When creating character rigs and animation for games, there are a few things to think about before you get started. Artists and programmers should work together to make sure their needs are met.
|•||What platform will your game be going on? Windows, Mac, Mobile, iOS, PS, XBOX, etc.|
|•||What game engine will you be using?|
|•||What is the style of the game? Hand drawn, cut-out, with textures, etc.|
These are just a few of the questions you need to answer before getting started. They all have an impact on how you design, build, and animate your characters.
For example, if you’re planning a mobile game for smart phones, then you will most likely want to keep your game under 50 MB, so it can be downloaded without having to be on Wi-Fi. In that case, your most important consideration is to create efficient characters with very tight sprite sheets and reuse a lot of the animation to keep the file sizes small. During the process, you will need to:
|•||Rig and animate characters in Harmony|
|•||Extract out the Harmony data|
|•||Import the Harmony data into the game engine|
This guide covers the entire process, including how to import the data into Unity. Keep in mind, if you’re working with a custom engine, you can also process the Harmony data that’s exported and use it in a custom game engine. If you need assistance with adapting data for your engine, please contact firstname.lastname@example.org.
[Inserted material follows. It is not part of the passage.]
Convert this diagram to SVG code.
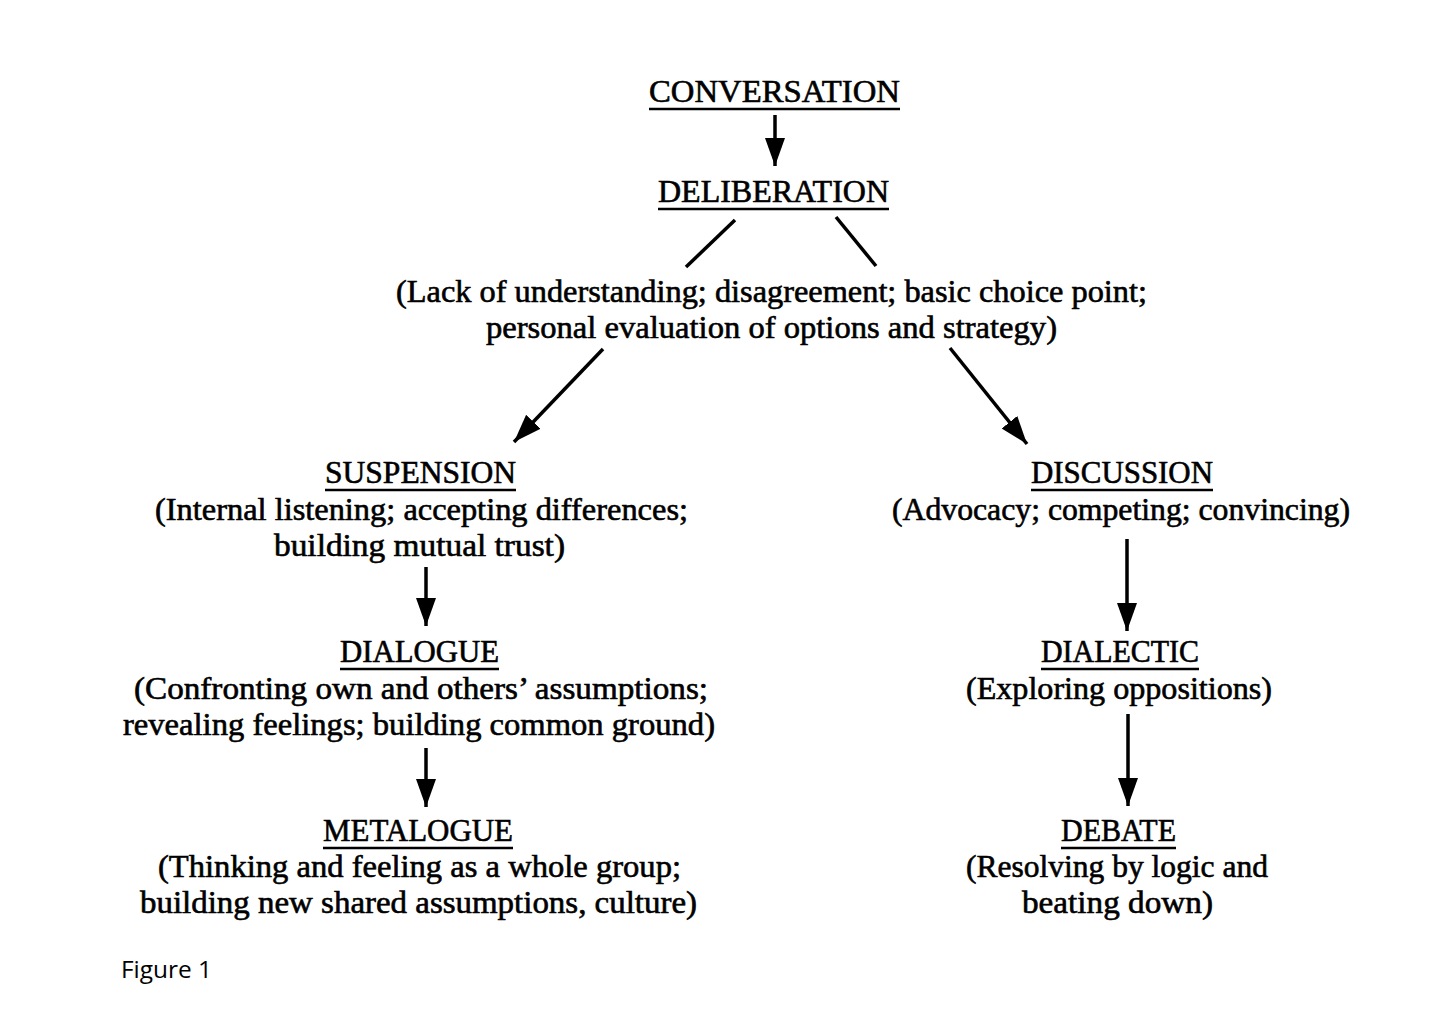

If you’re making a game for consoles, like the PS or XBOX, then you have the freedom to create larger textures. You may want to animate frame-by-frame, or you may want to animate with a cut-out character. You can feel free to follow the flow in this guide if you want to extract the Harmony data.
If you are simply going to export on a frame-by-frame sequence, then you can use all of Harmony’s tools without limitations. You can then process an exported image sequence into a sprite sheet. Harmony can easily support this process as well, though it will not be explained in this guide as there are no special guidelines required.